Exercise brief —
Copy out, from the entries below, each line holding the string "this".
---- Data to process
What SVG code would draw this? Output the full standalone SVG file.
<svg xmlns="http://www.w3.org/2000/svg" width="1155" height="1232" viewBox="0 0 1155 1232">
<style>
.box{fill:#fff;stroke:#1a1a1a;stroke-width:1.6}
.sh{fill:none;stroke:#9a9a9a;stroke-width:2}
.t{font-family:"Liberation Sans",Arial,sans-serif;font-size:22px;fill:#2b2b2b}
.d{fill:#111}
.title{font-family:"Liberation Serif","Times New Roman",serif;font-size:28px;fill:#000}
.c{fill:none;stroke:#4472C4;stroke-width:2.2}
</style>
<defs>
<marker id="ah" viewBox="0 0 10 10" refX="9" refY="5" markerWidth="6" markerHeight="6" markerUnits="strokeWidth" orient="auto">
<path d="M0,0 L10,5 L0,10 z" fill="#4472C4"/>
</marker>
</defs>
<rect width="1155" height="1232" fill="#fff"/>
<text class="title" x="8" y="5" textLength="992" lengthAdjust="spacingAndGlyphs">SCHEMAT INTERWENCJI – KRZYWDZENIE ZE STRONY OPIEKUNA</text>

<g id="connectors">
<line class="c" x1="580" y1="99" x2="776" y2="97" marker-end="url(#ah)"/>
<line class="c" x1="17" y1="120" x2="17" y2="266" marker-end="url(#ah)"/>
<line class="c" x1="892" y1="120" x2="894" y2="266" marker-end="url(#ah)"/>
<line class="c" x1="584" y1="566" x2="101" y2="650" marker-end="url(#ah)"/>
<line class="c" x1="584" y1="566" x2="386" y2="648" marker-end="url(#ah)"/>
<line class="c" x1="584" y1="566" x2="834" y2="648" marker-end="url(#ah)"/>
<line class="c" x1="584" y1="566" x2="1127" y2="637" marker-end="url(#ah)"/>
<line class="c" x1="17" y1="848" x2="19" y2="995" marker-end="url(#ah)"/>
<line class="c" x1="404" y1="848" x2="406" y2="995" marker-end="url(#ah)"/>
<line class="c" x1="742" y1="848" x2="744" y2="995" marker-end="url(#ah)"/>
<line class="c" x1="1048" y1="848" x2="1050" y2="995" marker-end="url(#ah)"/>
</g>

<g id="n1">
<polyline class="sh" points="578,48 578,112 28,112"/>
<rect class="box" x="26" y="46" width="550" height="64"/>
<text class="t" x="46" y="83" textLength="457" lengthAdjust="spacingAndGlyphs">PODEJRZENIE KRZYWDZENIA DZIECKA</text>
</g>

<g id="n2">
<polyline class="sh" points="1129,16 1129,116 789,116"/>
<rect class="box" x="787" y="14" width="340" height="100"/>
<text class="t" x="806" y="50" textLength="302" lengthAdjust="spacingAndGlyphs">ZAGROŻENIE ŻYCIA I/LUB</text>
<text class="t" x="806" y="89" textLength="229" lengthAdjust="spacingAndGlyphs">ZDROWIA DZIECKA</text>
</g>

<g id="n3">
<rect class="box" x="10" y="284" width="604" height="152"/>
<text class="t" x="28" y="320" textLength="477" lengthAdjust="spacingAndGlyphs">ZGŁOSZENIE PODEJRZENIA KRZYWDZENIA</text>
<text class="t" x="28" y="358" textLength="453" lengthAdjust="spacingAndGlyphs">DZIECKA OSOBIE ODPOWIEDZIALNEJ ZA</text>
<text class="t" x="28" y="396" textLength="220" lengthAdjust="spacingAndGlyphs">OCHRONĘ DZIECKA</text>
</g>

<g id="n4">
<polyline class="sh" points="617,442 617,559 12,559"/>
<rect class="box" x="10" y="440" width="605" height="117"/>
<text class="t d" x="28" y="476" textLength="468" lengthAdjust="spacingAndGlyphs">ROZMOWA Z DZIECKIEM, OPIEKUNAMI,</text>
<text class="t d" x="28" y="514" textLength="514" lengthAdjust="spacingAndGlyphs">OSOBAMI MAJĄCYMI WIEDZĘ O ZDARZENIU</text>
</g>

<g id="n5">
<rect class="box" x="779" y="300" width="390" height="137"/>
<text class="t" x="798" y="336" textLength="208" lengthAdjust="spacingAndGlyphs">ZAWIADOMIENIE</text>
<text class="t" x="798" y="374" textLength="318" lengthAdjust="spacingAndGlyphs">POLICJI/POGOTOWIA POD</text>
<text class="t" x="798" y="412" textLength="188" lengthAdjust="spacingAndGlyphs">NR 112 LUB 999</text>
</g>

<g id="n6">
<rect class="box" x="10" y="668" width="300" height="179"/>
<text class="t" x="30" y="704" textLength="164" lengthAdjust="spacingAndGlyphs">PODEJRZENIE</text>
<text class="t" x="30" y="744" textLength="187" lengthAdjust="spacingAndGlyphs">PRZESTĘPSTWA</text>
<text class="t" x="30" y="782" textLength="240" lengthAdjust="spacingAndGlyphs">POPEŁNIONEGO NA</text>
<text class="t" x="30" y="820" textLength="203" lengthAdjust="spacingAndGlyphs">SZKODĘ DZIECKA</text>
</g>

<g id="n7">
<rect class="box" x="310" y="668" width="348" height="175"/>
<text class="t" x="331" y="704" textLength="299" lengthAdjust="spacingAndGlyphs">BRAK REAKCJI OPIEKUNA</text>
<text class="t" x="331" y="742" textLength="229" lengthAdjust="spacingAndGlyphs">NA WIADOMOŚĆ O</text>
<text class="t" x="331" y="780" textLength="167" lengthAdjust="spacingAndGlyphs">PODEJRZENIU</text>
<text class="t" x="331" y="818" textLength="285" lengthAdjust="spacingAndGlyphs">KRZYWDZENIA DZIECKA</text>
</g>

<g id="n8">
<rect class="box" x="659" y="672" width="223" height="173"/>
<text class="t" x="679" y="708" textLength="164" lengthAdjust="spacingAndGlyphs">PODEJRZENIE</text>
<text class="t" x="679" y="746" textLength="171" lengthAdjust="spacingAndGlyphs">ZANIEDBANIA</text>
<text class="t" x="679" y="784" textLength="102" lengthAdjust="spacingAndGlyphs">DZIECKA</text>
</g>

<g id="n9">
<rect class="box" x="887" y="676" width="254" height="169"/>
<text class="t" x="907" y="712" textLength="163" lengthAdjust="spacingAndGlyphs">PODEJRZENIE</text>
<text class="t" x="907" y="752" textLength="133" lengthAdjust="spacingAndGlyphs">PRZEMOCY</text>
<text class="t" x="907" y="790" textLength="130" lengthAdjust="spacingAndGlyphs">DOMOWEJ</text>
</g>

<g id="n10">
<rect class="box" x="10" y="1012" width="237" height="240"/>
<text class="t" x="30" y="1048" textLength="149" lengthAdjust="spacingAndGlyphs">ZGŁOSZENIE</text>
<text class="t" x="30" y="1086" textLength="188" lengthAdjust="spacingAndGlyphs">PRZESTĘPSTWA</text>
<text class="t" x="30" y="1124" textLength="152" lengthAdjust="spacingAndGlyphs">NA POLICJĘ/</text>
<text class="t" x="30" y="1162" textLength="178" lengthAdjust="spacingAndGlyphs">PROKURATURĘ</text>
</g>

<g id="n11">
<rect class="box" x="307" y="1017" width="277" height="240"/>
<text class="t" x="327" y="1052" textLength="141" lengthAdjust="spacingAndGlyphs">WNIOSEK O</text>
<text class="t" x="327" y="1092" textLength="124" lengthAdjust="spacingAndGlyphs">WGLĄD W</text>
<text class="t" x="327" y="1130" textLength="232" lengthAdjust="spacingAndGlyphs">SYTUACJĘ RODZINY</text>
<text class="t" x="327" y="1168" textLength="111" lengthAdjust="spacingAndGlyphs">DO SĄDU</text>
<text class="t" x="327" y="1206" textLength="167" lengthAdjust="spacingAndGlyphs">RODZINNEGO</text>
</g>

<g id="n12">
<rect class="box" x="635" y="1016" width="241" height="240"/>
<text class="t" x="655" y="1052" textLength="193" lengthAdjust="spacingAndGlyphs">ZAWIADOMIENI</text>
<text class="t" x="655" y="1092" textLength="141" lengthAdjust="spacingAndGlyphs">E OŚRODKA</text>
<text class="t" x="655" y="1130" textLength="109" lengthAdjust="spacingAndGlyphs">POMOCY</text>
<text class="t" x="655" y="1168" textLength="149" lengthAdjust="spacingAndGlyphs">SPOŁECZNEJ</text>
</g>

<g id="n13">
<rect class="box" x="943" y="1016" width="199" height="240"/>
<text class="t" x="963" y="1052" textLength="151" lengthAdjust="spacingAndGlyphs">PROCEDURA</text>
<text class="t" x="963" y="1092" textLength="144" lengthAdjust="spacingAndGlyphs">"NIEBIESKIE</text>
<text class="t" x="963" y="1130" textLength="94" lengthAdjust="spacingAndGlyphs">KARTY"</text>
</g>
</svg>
--------
---- Data to process
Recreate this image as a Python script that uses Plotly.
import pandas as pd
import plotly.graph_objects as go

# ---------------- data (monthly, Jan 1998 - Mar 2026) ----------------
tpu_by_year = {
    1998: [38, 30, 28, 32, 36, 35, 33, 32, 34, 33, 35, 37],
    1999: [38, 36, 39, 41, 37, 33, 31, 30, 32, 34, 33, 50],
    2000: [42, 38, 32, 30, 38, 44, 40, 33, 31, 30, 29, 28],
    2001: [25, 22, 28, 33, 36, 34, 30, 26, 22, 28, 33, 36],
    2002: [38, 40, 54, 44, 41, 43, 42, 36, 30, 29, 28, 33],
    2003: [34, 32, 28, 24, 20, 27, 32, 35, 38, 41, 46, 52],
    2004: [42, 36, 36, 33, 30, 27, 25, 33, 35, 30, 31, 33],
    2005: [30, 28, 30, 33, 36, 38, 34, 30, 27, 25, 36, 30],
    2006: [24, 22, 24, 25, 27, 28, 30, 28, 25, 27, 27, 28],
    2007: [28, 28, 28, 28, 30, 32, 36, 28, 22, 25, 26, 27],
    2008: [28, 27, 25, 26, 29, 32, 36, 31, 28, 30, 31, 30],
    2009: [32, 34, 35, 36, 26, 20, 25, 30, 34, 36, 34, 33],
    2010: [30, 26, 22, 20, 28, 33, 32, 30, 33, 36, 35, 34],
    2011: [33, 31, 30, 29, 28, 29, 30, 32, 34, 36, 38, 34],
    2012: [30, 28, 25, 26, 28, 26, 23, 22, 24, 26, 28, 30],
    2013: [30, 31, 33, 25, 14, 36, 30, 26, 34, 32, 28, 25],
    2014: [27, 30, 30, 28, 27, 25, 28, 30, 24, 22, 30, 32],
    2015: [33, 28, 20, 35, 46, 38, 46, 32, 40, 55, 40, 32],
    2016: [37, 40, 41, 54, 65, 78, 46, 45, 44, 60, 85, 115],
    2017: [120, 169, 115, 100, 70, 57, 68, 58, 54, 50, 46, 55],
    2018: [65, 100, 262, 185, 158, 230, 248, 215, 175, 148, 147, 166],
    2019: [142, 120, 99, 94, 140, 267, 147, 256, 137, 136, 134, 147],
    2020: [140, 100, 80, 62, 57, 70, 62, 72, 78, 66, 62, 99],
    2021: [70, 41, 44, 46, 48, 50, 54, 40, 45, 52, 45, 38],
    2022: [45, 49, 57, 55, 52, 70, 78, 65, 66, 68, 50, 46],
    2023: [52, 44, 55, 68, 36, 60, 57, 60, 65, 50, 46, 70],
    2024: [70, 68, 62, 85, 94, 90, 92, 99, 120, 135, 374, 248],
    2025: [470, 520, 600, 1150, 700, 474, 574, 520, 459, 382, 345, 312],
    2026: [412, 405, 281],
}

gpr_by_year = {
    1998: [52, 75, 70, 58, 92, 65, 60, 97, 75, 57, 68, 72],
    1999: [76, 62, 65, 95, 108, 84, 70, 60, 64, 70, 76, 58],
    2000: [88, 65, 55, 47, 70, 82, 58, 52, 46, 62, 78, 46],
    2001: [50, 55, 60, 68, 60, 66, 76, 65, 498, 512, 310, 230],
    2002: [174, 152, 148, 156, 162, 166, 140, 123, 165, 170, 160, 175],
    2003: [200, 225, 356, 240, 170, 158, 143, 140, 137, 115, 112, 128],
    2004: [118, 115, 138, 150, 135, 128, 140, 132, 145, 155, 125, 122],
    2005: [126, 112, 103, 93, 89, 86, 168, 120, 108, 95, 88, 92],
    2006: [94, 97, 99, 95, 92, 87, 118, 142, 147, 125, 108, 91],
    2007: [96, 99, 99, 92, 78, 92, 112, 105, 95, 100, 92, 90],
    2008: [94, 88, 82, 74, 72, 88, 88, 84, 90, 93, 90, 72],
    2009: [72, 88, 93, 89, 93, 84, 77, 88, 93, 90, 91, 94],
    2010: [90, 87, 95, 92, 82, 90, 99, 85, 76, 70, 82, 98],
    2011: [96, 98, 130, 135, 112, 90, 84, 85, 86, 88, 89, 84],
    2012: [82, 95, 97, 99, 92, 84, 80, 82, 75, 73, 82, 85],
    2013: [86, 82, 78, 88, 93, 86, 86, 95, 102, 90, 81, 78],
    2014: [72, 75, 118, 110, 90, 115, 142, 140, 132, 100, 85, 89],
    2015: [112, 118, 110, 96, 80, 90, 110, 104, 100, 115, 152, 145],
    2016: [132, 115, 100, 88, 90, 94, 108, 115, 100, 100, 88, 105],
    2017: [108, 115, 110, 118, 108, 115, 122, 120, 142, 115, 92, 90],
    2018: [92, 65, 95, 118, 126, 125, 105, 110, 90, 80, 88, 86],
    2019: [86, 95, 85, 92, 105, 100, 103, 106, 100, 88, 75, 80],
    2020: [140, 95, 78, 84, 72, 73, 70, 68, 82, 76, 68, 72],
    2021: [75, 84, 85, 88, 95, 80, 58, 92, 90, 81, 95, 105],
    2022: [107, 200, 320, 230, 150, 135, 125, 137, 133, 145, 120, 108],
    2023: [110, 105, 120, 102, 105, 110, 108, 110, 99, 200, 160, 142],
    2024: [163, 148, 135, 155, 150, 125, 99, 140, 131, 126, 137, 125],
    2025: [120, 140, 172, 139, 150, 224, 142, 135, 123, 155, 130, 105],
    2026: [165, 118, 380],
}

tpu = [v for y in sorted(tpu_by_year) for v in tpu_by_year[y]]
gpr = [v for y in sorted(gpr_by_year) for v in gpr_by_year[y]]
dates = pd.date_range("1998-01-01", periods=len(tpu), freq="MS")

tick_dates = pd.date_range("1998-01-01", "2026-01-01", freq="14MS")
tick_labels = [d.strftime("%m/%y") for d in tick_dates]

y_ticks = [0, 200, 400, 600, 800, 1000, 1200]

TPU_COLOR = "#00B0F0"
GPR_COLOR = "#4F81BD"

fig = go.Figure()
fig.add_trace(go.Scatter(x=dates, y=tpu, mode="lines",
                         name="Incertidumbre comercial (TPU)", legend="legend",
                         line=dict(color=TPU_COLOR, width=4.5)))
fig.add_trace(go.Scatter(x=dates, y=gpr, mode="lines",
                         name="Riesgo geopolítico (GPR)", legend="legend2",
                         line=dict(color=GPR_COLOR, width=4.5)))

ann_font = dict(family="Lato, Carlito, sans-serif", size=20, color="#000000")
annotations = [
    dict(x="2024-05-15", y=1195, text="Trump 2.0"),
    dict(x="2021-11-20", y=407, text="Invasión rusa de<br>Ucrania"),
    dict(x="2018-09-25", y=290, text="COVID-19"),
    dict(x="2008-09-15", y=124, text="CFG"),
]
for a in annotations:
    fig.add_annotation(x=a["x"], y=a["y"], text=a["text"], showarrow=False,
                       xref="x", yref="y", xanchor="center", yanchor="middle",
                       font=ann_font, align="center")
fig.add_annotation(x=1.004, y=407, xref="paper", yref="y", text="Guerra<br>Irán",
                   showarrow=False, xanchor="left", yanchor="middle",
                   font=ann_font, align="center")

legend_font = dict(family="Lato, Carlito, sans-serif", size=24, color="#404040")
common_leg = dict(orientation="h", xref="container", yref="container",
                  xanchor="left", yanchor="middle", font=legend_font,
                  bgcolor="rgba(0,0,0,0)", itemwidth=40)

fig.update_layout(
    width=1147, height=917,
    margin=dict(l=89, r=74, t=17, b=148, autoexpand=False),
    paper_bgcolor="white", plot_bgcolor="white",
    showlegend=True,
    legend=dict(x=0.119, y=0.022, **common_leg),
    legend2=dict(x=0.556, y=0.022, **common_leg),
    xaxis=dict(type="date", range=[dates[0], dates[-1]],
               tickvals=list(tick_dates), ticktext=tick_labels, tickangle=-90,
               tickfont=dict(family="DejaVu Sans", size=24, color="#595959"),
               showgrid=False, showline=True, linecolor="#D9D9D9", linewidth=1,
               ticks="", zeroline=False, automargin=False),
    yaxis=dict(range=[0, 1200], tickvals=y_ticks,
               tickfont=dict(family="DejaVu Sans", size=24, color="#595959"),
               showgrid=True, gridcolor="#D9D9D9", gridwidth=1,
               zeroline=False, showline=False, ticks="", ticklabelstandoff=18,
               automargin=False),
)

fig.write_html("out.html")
--------
Written reply —
What SVG code would draw this? Output the full standalone SVG file.
Recreate this image as a Python script that uses Plotly.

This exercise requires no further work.